Hong Kong visitor Dan Excel has since been scratched from the race with a throat abnormality, but this year’s Cox Plate will nevertheless feature a star-studded line-up, with a number of high-quality internationals due to take part, including Adelaide, Farraaj, and Guest Of Honour. It is also possible that British visitor Side Glance, who ran third in the Caulfield Stakes recently, will take his place in the field. But it is the inclusion of Ballydoyle’s Adelaide that has proved the most interesting feature of this year’s race, because it will be top trainer Aidan O’Brien’s first Australian visit since 2008, while Adelaide, a son of Galileo and a winner of three of his seven starts, was hugely impressive in taking out the G1 Secretariat Stakes at Arlington in August. At his most recent outing, in the G2 Prix Niel at Longchamp, he was unlucky when running third behind Ectot, but, like former Ballydoylers Treasure Beach and St Nicholas Abbey, he has shown globetrotting talent. Also, a 50 percent stake in the horse was sold to Australian interests earlier this year.
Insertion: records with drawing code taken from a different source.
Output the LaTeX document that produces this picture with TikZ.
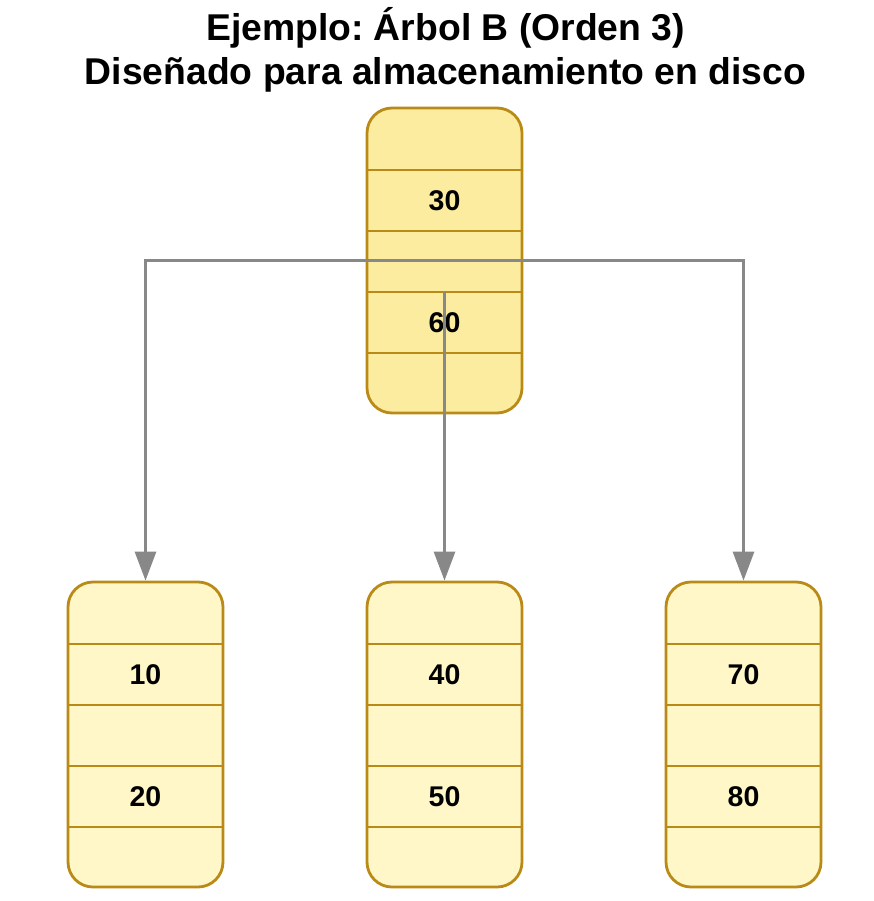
\documentclass[tikz,border=0pt]{standalone}
\usepackage{fontspec}
\setmainfont{Liberation Sans}
\usetikzlibrary{arrows.meta}
\frenchspacing
\definecolor{rootfill}{HTML}{FCEC9F}
\definecolor{leaffill}{HTML}{FFF7C8}
\definecolor{nodeline}{HTML}{BA8A17}
\definecolor{edgegray}{HTML}{888888}
% one B-tree node: name, x centre, y top, fill, first key, second key
\newcommand{\btnode}[6]{%
\node[bnode, fill=#4] (#1) at (#2, #3+152.5) {};
\foreach \s in {62,123,184,245}
  \draw[sepline] (#2-77.5, #3+\s) -- (#2+77.5, #3+\s);
\node[keytext] (#1-k1) at (#2, #3+92.5) {#5};
\node[keytext] (#1-k2) at (#2, #3+214.5) {#6};
\coordinate (#1-p1) at (#2, #3+184);
}
\begin{document}
\begin{tikzpicture}[x=1pt, y=-1pt,
  bnode/.style={draw=nodeline, line width=2.8pt, rounded corners=25pt,
    minimum width=155pt, minimum height=305pt, inner sep=0pt},
  sepline/.style={draw=nodeline, line width=2.8pt},
  keytext/.style={font=\fontsize{28.5}{32}\selectfont\bfseries, inner sep=0pt},
  edge/.style={draw=edgegray, line width=3pt,
    -{Triangle[width=21pt, length=29pt]}}]
\useasboundingbox (0,0) rectangle (874,901);
\node[align=center, inner sep=0pt, font=\fontsize{37.3}{44}\selectfont\bfseries] (title) at (445.5, 50)
  {Ejemplo: Árbol B (Orden 3)\\Diseñado para almacenamiento en disco};
\btnode{root}{444.5}{108}{rootfill}{30}{60}
\btnode{leafA}{145.5}{582}{leaffill}{10}{20}
\btnode{leafB}{444.5}{582}{leaffill}{40}{50}
\btnode{leafC}{743.5}{582}{leaffill}{70}{80}
% pointers from the root
\draw[edge] (root.center) -| (leafA.north);
\draw[edge] (root.center) -| (leafC.north);
\draw[edge] (root-p1) -- (leafB.north);
\end{tikzpicture}
\end{document}
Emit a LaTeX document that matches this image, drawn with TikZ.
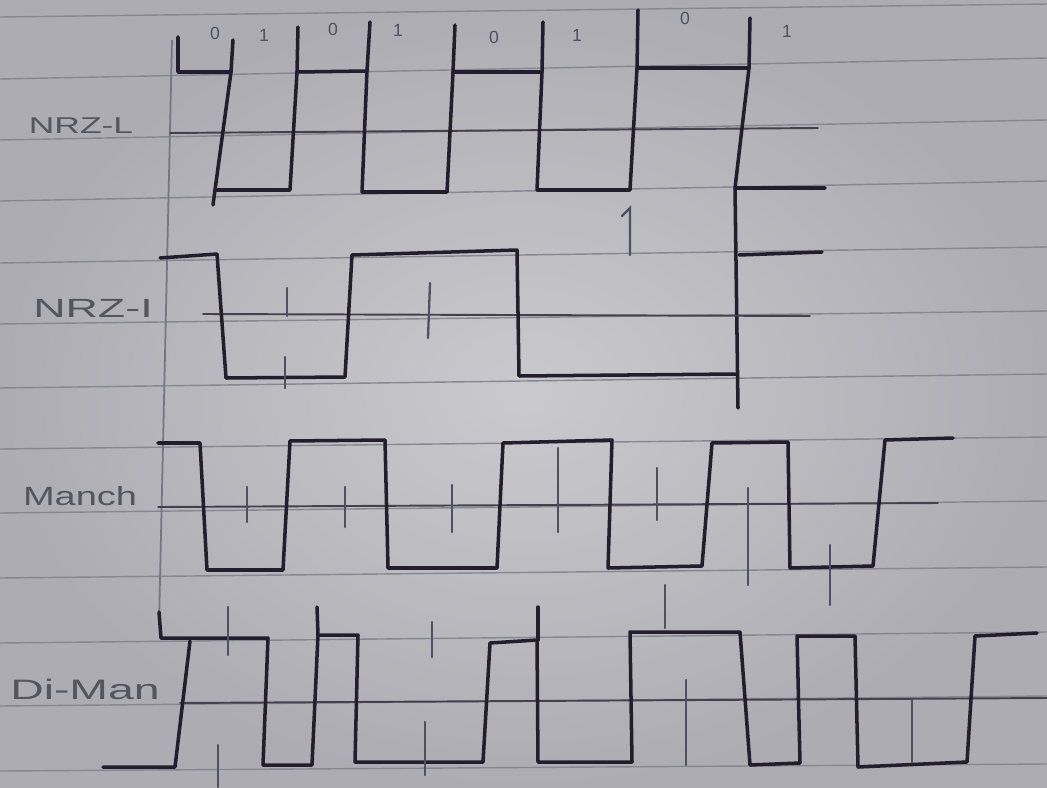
\documentclass[tikz,border=0pt]{standalone}
\usepackage{graphicx}
\usepackage{fontspec}
\setmainfont{Liberation Sans}
\definecolor{paper}{RGB}{202,202,206}
\definecolor{paperdark}{RGB}{172,172,178}
\definecolor{rulec}{RGB}{135,135,145}
\definecolor{ink}{RGB}{35,30,45}
\definecolor{pencil}{RGB}{80,80,100}
\definecolor{labelc}{RGB}{85,85,95}
\tikzset{
  wave/.style={draw=ink, line width=2pt, line join=round, line cap=round},
  axisline/.style={draw=ink!80!paper, line width=1.1pt, line cap=round},
  tickmark/.style={draw=pencil, line width=1.3pt, line cap=round},
  ruled/.style={draw=rulec, line width=0.8pt},
  marginline/.style={draw=pencil!70!paper, line width=1pt},
  lbl/.style={text=labelc, inner sep=0pt},
  bitlbl/.style={text=pencil, font=\fontsize{10}{10}\selectfont, inner sep=0pt},
}
\begin{document}
\begin{tikzpicture}[x=0.02cm,y=-0.02cm]
\useasboundingbox (0,0) rectangle (1047,787);
\shade[inner color=paper, outer color=paperdark] (0,0) rectangle (1047,787);
% ruled lines of the paper
\foreach \a/\b in {17/4,79/58,140/120,201/181,263/247,324/311,388/374,449/437,513/501,578/567,643/632,706/696,771/764}
  \draw[ruled] (0,\a) -- (1047,\b);
% margin pencil line
\draw[marginline] (172,40) -- (159,625);

% ---------- NRZ-L ----------
\draw[axisline] (170,133) -- (818,128);
\draw[wave] (178,37) -- (178,72) -- (231,72) -- (215,190) -- (290,190) -- (297,72) -- (367,71)
  -- (362,192) -- (447,192) -- (453,72) -- (542,72) -- (537,190) -- (630,190) -- (637,68)
  -- (749,68) -- (735,188) -- (825,188);
\draw[wave] (231,72) -- (233,40);
\draw[wave] (215,190) -- (213,205);
\draw[wave] (297,72) -- (298,27);
\draw[wave] (367,71) -- (370,22);
\draw[wave] (453,72) -- (455,25);
\draw[wave] (542,72) -- (543,22);
\draw[wave] (637,68) -- (638,10);
\draw[wave] (749,68) -- (750,18);
\draw[wave] (735,188) -- (738,408);

\node[bitlbl] (b0) at (215,33) {0};
\node[bitlbl] (b1) at (264,35) {1};
\node[bitlbl] (b2) at (333,29) {0};
\node[bitlbl] (b3) at (398,30) {1};
\node[bitlbl] (b4) at (494,37) {0};
\node[bitlbl] (b5) at (577,35) {1};
\node[bitlbl] (b6) at (685,18) {0};
\node[bitlbl] (b7) at (787,31) {1};

% ---------- NRZ-I ----------
\draw[axisline] (203,314) -- (810,316);
\draw[wave] (160,258) -- (217,254) -- (226,378) -- (345,377) -- (352,255) -- (517,250)
  -- (519,376) -- (737,374);
\draw[wave] (739,255) -- (822,252);
\draw[tickmark] (287,288) -- (287,316);
\draw[tickmark] (285,357) -- (285,388);
\draw[tickmark] (430,283) -- (428,338);
\draw[tickmark] (622,216) -- (630,208) -- (630,255);

% ---------- Manchester ----------
\draw[axisline] (158,507) -- (938,503);
\draw[wave] (158,443) -- (200,443) -- (207,570) -- (283,570) -- (290,441) -- (385,440)
  -- (388,568) -- (497,568) -- (503,443) -- (612,440) -- (608,568) -- (702,566)
  -- (712,443) -- (788,442) -- (790,568) -- (873,566) -- (885,440) -- (953,438);
\draw[tickmark] (247,487) -- (247,522);
\draw[tickmark] (345,487) -- (345,527);
\draw[tickmark] (452,485) -- (452,532);
\draw[tickmark] (558,448) -- (558,532);
\draw[tickmark] (657,468) -- (657,520);
\draw[tickmark] (748,488) -- (748,585);
\draw[tickmark] (830,545) -- (830,605);

% ---------- Differential Manchester ----------
\draw[axisline] (180,703) -- (1047,698);
\draw[wave] (159,612) -- (161,638) -- (268,638) -- (263,765) -- (312,765) -- (318,635)
  -- (358,635) -- (355,762) -- (483,762) -- (490,643) -- (537,640) -- (538,762)
  -- (632,762) -- (630,632) -- (740,632) -- (750,765) -- (800,763) -- (797,636)
  -- (855,636) -- (858,767) -- (967,762) -- (975,636) -- (1037,633);
\draw[wave] (103,767) -- (175,767) -- (190,641);
\draw[wave] (318,635) -- (317,607);
\draw[wave] (538,640) -- (538,607);
\draw[tickmark] (228,607) -- (228,655);
\draw[tickmark] (218,745) -- (218,787);
\draw[tickmark] (432,622) -- (432,657);
\draw[tickmark] (425,722) -- (425,775);
\draw[tickmark] (665,585) -- (665,628);
\draw[tickmark] (686,680) -- (686,765);
\draw[tickmark] (912,700) -- (912,762);

% ---------- labels ----------
\node[lbl, font=\fontsize{13}{13}\selectfont] (lnrzl) at (81,126) {\scalebox{1.55}[1]{NRZ-L}};
\node[lbl, font=\fontsize{15}{15}\selectfont] (lnrzi) at (93,308) {\scalebox{1.7}[1]{NRZ-I}};
\node[lbl, font=\fontsize{15}{15}\selectfont] (lmanch) at (80,496) {\scalebox{1.44}[1]{Manch}};
\node[lbl, font=\fontsize{16}{16}\selectfont] (ldiman) at (85,689) {\scalebox{1.65}[1]{Di-Man}};
\end{tikzpicture}
\end{document}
“This is the third year of invitations, and it was terrific to pick up Dan Excel on the back of his win in the Singapore International Airlines Cup,” Browell said. “And to have Australian connections purchase a 50 percent share in Adelaide, who we’re told rates as the second best horse in the Coolmore yard across in Ireland, we see that as a huge tick for our race and our international strategy.”
It is fair to say that should Adelaide or one of the other overseas raiders etch their name into Cox Plate folklore, just as Vintage Crop did at Flemington 20 years ago, there may well be an influx of internationals in years to come. As the Melbourne Cup has in recent history, the Cox Plate, too, is evolving.